The Difference Engine was never fully completed in his lifetime -- funding ran out, and Babbage's perfectionism led to constant redesigns. But he had already moved on to something more ambitious: the Analytical Engine. Designed in the 1830s, it was a general-purpose programmable computer that used punch cards for input, had a memory store and a processing mill, and could branch and loop. It was, conceptually, a modern computer -- designed a century before electronics existed.

The Analytical Engine was never built. It existed only in Babbage's detailed drawings and notes. But Ada Lovelace understood its potential. She wrote the first algorithm for the machine and imagined it processing symbols, not just numbers. Together, Babbage and Lovelace described the architecture and the programming of computation before electricity was common.

part of Babbage's analytical engine

trial model of babbage's analytical engine, science museum, london. source: wikimedia commons

Babbage was also notoriously irritable.

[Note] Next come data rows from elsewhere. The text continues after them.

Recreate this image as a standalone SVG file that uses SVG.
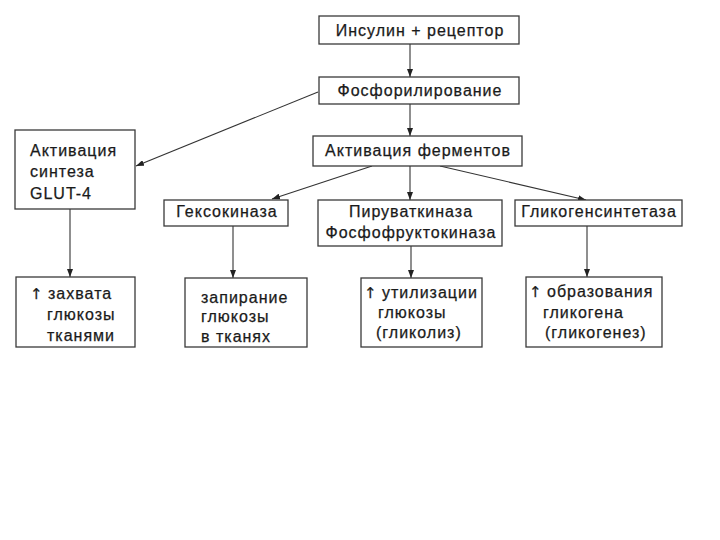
<svg xmlns="http://www.w3.org/2000/svg" width="720" height="540" viewBox="0 0 720 540">
<defs>
<style>
.box{fill:#fff;stroke:#3a3a3a;stroke-width:1.3}
.t{font-family:"Liberation Sans",Arial,sans-serif;font-size:16px;letter-spacing:1px;fill:#1a1a1a;stroke:#1a1a1a;stroke-width:0.25}
.c{text-anchor:middle}
.up{font-family:"DejaVu Sans",sans-serif;font-size:15px;letter-spacing:0}
.ln{stroke:#333;stroke-width:1.1;fill:none;marker-end:url(#ah)}
</style>
<marker id="ah" markerUnits="userSpaceOnUse" markerWidth="8" markerHeight="6" refX="8" refY="3" orient="auto">
<path d="M0,0 L8,3 L0,6 z" fill="#222"/>
</marker>
</defs>
<rect width="720" height="540" fill="#fff"/>
<g id="connectors">
<line class="ln" x1="410" y1="44" x2="410" y2="77"/>
<line class="ln" x1="410" y1="104" x2="410" y2="136"/>
<line class="ln" x1="318" y1="92" x2="136" y2="166"/>
<line class="ln" x1="372" y1="166" x2="272" y2="199"/>
<line class="ln" x1="410" y1="166" x2="410" y2="200"/>
<line class="ln" x1="440" y1="166" x2="586" y2="200"/>
<line class="ln" x1="70" y1="209" x2="70" y2="277"/>
<line class="ln" x1="233" y1="226" x2="233" y2="278"/>
<line class="ln" x1="411" y1="246" x2="411" y2="278"/>
<line class="ln" x1="587" y1="226" x2="587" y2="277"/>
</g>
<g id="n1"><rect class="box" x="319" y="16" width="200" height="28"/><text class="t c" x="420" y="36">Инсулин + рецептор</text></g>
<g id="n2"><rect class="box" x="319" y="77" width="200" height="27"/><text class="t c" x="420" y="96">Фосфорилирование</text></g>
<g id="n3"><rect class="box" x="313" y="136" width="209" height="30"/><text class="t c" x="418" y="156">Активация ферментов</text></g>
<g id="n4"><rect class="box" x="15" y="130" width="120" height="79"/>
<text class="t" x="30" y="156">Активация</text><text class="t" x="30" y="177">синтеза</text><text class="t" x="30" y="199">GLUT-4</text></g>
<g id="n5"><rect class="box" x="164" y="200" width="124" height="26"/><text class="t c" x="227" y="217">Гексокиназа</text></g>
<g id="n6"><rect class="box" x="318" y="200" width="184" height="46"/>
<text class="t c" x="411" y="217">Пируваткиназа</text><text class="t c" x="411" y="238">Фосфофруктокиназа</text></g>
<g id="n7"><rect class="box" x="515" y="200" width="167" height="26"/><text class="t c" x="599" y="217">Гликогенсинтетаза</text></g>
<g id="n8"><rect class="box" x="16" y="277" width="119" height="70"/>
<text class="t" x="30" y="299"><tspan class="up">↑</tspan> захвата</text><text class="t" x="47" y="320">глюкозы</text><text class="t" x="47" y="341">тканями</text></g>
<g id="n9"><rect class="box" x="185" y="278" width="122" height="69"/>
<text class="t" x="201" y="303">запирание</text><text class="t" x="201" y="322">глюкозы</text><text class="t" x="201" y="342">в тканях</text></g>
<g id="n10"><rect class="box" x="361" y="278" width="121" height="69"/>
<text class="t" x="364" y="298"><tspan class="up">↑</tspan> утилизации</text><text class="t" x="378" y="318">глюкозы</text><text class="t" x="376" y="338">(гликолиз)</text></g>
<g id="n11"><rect class="box" x="526" y="277" width="136" height="70"/>
<text class="t" x="529" y="297"><tspan class="up">↑</tspan> образования</text><text class="t" x="543" y="318">гликогена</text><text class="t" x="545" y="338">(гликогенез)</text></g>
</svg>
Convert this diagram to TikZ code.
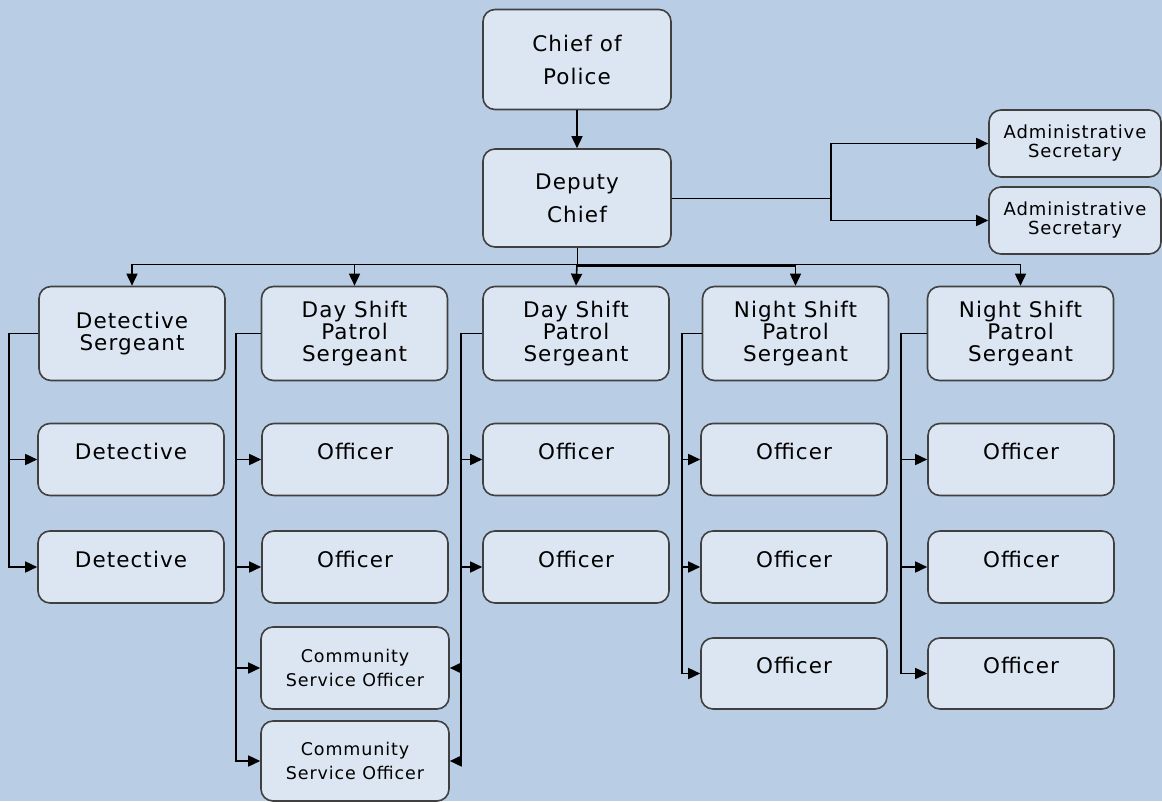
\documentclass[tikz,border=0pt]{standalone}
\usepackage{fontspec}
\setmainfont{DejaVu Sans}[LetterSpace=5]
\usetikzlibrary{arrows.meta}

\definecolor{fundo}{HTML}{B9CDE5}
\definecolor{preenchimento}{HTML}{DCE6F2}
\definecolor{borda}{HTML}{404040}

\begin{document}
\begin{tikzpicture}[
  x=1pt, y=-1pt,
  every node/.style={draw=borda, fill=preenchimento, rounded corners=12pt, line width=1.6pt,
    inner sep=0pt, align=center},
  seta/.style={-{Triangle[length=12pt,width=11pt]}, line width=1.6pt}
]
\tikzset{
  principal/.style={minimum width=188pt, minimum height=100pt, font=\fontsize{21.5}{33}\selectfont},
  sargento/.style={minimum width=186pt, minimum height=94pt, font=\fontsize{21.5}{22}\selectfont},
  agente/.style={minimum width=186pt, minimum height=72pt, text height=6pt, text depth=6pt,
    font=\fontsize{21.5}{22}\selectfont},
  comunitario/.style={minimum width=188pt, font=\fontsize{17.5}{24}\selectfont},
  secretaria/.style={minimum width=172pt, minimum height=67pt, font=\fontsize{18}{19}\selectfont}
}
\fill[fundo] (0,0) rectangle (1162,801);

% chefia
\node[principal] (chefe) at (577,59.5) {Chief of\\Police};
\node[principal, minimum height=98pt] (vice) at (577,198) {Deputy\\Chief};
\node[secretaria] (sec1) at (1075,143.5) {Administrative\\Secretary};
\node[secretaria] (sec2) at (1075,220.5) {Administrative\\Secretary};

% sargentos
\node[sargento] (ds) at (132,333.5) {Detective\\Sergeant};
\node[sargento] (dia1) at (354.5,333.5) {Day Shift\\Patrol\\Sergeant};
\node[sargento] (dia2) at (576,333.5) {Day Shift\\Patrol\\Sergeant};
\node[sargento] (noite1) at (795.5,333.5) {Night Shift\\Patrol\\Sergeant};
\node[sargento] (noite2) at (1020.5,333.5) {Night Shift\\Patrol\\Sergeant};

% detetives e agentes
\node[agente] (det1) at (131,459.5) {Detective};
\node[agente] (det2) at (131,567) {Detective};
\node[agente] (of11) at (355,459.5) {Officer};
\node[agente] (of12) at (355,567) {Officer};
\node[comunitario, minimum height=82pt] (csa1) at (355,668) {Community\\Service Officer};
\node[comunitario, minimum height=80pt] (csa2) at (355,761) {Community\\Service Officer};
\node[agente] (of21) at (576,459.5) {Officer};
\node[agente] (of22) at (576,567) {Officer};
\node[agente] (of31) at (794,459.5) {Officer};
\node[agente] (of32) at (794,567) {Officer};
\node[agente, minimum height=71pt] (of33) at (794,673.5) {Officer};
\node[agente] (of41) at (1021,459.5) {Officer};
\node[agente] (of42) at (1021,567) {Officer};
\node[agente, minimum height=71pt] (of43) at (1021,673.5) {Officer};

% ligacoes de cima
\draw[seta] (chefe) -- (vice);
\coordinate (barra) at (577,264.5);
\coordinate (barra2) at (577,266);
\draw (vice) -- (barra2);
\draw[seta] (barra) -| (ds.north);
\draw[seta] (barra) -| (dia1.north);
\draw[seta] (barra) -- (dia2.north);
\draw[seta] (barra2) -| (noite1.north);
\draw[seta] (barra) -| (noite2.north);
\coordinate (ramo) at (831,198);
\draw (vice.east) -- (ramo);
\draw[seta] (ramo) |- (sec1.west);
\draw[seta] (ramo) |- (sec2.west);

% ligacoes dos sargentos
\coordinate (vds) at (9,333.5);
\draw (ds.west) -- (vds);
\draw[seta] (vds) |- (det1.west);
\draw[seta] (vds) |- (det2.west);
\coordinate (vd1) at (236,333.5);
\draw (dia1.west) -- (vd1);
\draw[seta] (vd1) |- (of11.west);
\draw[seta] (vd1) |- (of12.west);
\draw[seta] (vd1) |- (csa1.west);
\draw[seta] (vd1) |- (csa2.west);
\coordinate (vd2) at (461,333.5);
\draw (dia2.west) -- (vd2);
\draw[seta] (vd2) |- (of21.west);
\draw[seta] (vd2) |- (of22.west);
\draw[seta] (vd2) |- (csa1.east); % volta para a esquerda
\draw[seta] (vd2) |- (csa2.east);
\coordinate (vn1) at (682,333.5);
\draw (noite1.west) -- (vn1);
\draw[seta] (vn1) |- (of31.west);
\draw[seta] (vn1) |- (of32.west);
\draw[seta] (vn1) |- (of33.west);
\coordinate (vn2) at (901,333.5);
\draw (noite2.west) -- (vn2);
\draw[seta] (vn2) |- (of41.west);
\draw[seta] (vn2) |- (of42.west);
\draw[seta] (vn2) |- (of43.west);

\useasboundingbox (0,0) rectangle (1162,801);
\end{tikzpicture}
\end{document}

He waged a public campaign against street musicians, particularly organ grinders, whom he considered a menace to intellectual concentration. Parliament passed an act partly in his honor to regulate street noise. The father of computing was also, apparently, the father of noise complaints.

In 1991, the Science Museum in London built a working Difference Engine No. 2 from Babbage's original plans. It worked perfectly. The failure wasn't in the design. It was in the century. Babbage imagined the right machine at the wrong time.